EXERCISE DETAILS => Scan the material for the word "this", and copy each line where it shows up.

——————

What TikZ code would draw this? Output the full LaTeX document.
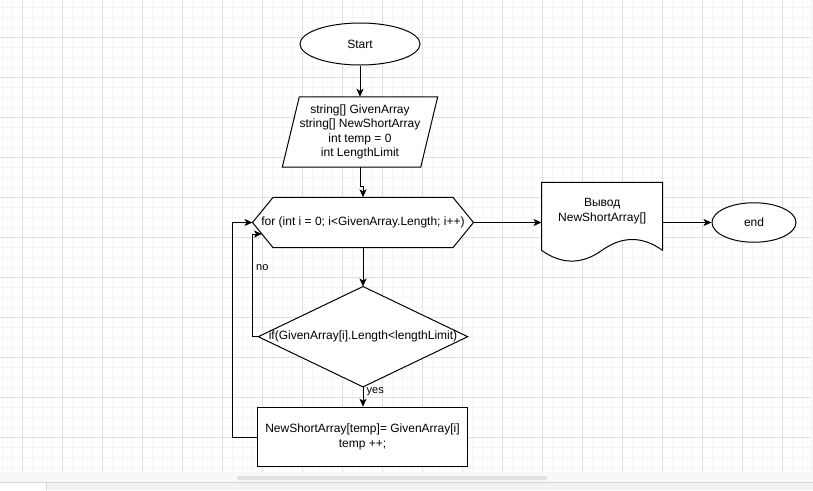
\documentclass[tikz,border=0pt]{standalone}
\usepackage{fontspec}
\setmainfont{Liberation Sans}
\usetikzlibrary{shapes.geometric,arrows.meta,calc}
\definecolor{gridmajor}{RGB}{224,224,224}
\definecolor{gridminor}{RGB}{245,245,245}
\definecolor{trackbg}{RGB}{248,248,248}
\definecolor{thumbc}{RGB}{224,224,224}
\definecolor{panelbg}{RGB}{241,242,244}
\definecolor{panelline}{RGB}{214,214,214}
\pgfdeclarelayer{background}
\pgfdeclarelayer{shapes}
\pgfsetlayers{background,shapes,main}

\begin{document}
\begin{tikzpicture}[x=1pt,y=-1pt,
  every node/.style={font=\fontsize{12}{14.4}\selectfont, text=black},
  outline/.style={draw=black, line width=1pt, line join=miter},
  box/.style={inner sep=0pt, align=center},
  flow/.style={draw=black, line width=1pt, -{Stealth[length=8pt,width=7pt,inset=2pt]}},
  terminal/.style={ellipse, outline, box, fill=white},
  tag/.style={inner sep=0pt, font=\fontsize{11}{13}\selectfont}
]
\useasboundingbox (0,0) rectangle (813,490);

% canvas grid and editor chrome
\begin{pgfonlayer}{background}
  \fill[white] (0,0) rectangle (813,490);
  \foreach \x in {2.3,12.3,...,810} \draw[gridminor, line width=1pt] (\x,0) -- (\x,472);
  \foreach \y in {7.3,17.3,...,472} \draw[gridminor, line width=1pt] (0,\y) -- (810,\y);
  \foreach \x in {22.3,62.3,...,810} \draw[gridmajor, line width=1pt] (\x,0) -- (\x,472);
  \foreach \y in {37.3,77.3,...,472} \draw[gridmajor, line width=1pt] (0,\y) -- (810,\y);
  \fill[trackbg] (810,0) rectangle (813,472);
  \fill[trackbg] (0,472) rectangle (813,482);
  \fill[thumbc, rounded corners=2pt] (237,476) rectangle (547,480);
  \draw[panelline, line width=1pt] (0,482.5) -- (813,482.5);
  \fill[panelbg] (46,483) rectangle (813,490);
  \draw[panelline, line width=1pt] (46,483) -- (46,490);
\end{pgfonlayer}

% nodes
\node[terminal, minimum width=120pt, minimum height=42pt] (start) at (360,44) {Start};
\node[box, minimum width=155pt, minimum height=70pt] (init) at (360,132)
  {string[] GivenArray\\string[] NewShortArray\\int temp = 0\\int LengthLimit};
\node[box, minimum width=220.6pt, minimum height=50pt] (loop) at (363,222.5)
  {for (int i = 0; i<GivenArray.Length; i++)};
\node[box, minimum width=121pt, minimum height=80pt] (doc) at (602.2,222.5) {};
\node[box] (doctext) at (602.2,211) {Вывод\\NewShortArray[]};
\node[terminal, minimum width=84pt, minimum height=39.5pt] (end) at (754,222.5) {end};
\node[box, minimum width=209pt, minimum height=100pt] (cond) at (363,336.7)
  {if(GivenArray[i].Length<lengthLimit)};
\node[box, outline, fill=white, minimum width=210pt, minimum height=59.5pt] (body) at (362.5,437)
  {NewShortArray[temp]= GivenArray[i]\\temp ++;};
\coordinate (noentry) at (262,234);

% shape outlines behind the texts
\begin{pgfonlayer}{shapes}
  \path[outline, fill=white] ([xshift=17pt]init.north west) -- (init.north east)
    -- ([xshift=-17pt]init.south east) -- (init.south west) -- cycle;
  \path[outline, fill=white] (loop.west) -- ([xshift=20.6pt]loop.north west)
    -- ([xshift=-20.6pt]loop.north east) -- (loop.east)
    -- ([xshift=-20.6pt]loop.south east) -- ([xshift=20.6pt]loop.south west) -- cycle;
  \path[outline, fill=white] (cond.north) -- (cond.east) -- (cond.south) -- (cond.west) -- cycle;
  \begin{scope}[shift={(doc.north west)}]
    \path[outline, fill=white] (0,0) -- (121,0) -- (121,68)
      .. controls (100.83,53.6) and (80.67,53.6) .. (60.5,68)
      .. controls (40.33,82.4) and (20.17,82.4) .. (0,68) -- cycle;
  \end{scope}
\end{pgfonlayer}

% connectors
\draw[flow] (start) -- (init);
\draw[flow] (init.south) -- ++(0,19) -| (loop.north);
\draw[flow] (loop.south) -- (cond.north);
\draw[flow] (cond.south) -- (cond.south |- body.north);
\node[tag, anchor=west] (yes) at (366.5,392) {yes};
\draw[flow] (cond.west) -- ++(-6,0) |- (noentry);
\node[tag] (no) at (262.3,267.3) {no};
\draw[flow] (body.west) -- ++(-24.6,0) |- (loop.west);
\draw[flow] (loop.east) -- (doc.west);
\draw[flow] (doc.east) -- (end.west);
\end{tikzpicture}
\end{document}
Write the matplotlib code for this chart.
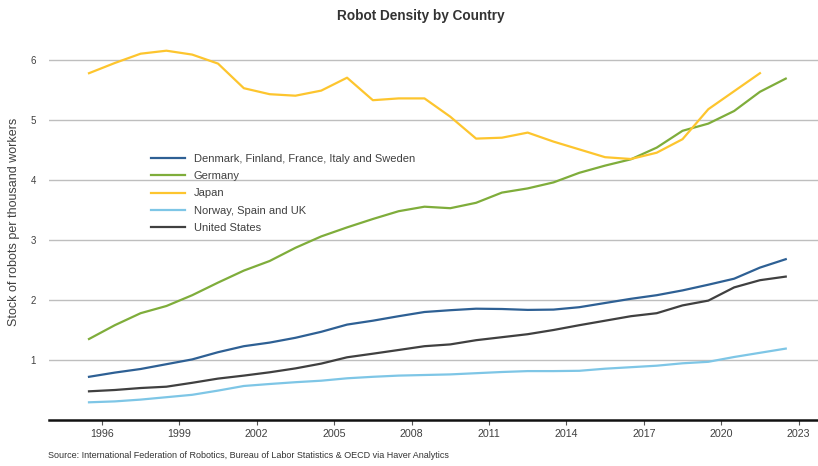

——————

TASK SOLUTION =>
What TikZ code would draw this? Output the full LaTeX document.
Write the matplotlib code for this chart.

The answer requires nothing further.